Friday, November 4, 2011

Racial Profiling Undermines Public Safety

For Immediate Release
Date: Friday, November 4, 2011
Contact: Matthew Morgan – 202-226-5543

Racial Profiling Undermines Public Safety
Targeting based on race poor substitute for good police work and Illegal

(WASHINGTON) – Today, the House Judiciary Subcommittee on Crime, Terrorism, and Homeland Security held a hearing on “21stCentury Law Enforcement: How Smart Policing Targets Criminal Behavior.”  The hearing focused on racial profiling and its supposed effectiveness as a legitimate law enforcement tactic.  The subcommittee heard testimony from the following witnesses:

·         Mr. Hilary O. Shelton, Director, NAACP Washington Bureau
·         Ms. Heather Mac Donald, Senior Fellow, Manhattan Institute for Policy Research
·         Mr. Edward Conlon, Former NYPD Detective
·         Mr. David A. Harris, Professor of Law, University of Pittsburgh Law
·         Mr. Jiles H. Ship, National President, National Organization of Black Law Enforcement Executives

In response to their testimony at today’s hearing , House Judiciary Committee Ranking Member John Conyers, Jr. (D-Mich.) made the following statement:

“Racial profiling is a poor substitute for smart policing,” said Conyers.  “The basis of effective policing is the promotion of  a positive relationship between law enforcement officials and the communities they aim to protect.  But the specter of racial profiling has contaminated the relationship between the police and minority communities to such a degree that more than 25 states have enacted legislation to address the issue of racial profiling.  If law enforcement is to do its job effectively, officers at all levels of government should be trained to focus on suspect behavior, not a person’s race, in order to better catch criminals and protect communities.    

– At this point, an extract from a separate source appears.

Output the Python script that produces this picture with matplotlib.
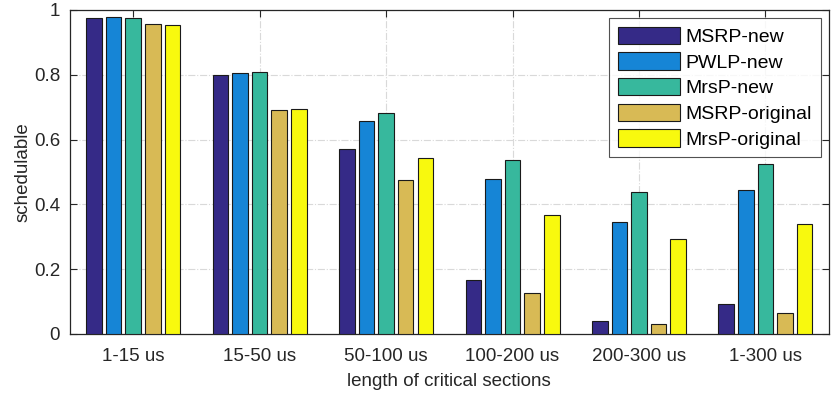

“Since I first introduced data collection legislation in 1997, I have been engaged in an effort to get to the bottom of racial profiling issues. In response to these concerns, the Department of Justice under the past two presidents and members of Congress have introduced a variety of measures designed to sanction the practice.  Last session, I introduced the End Racial Profiling Act and plan to reintroduce that legislation later this month.  We must put in place a data collection requirement for police stops nationwide.   

“Congress must reaffirm the concept that when law-abiding citizens are treated differently by those who enforce the law simply because of their race, ethnicity, religion, or national origin, they are denied the basic respect and equal treatment that is the right of every American.”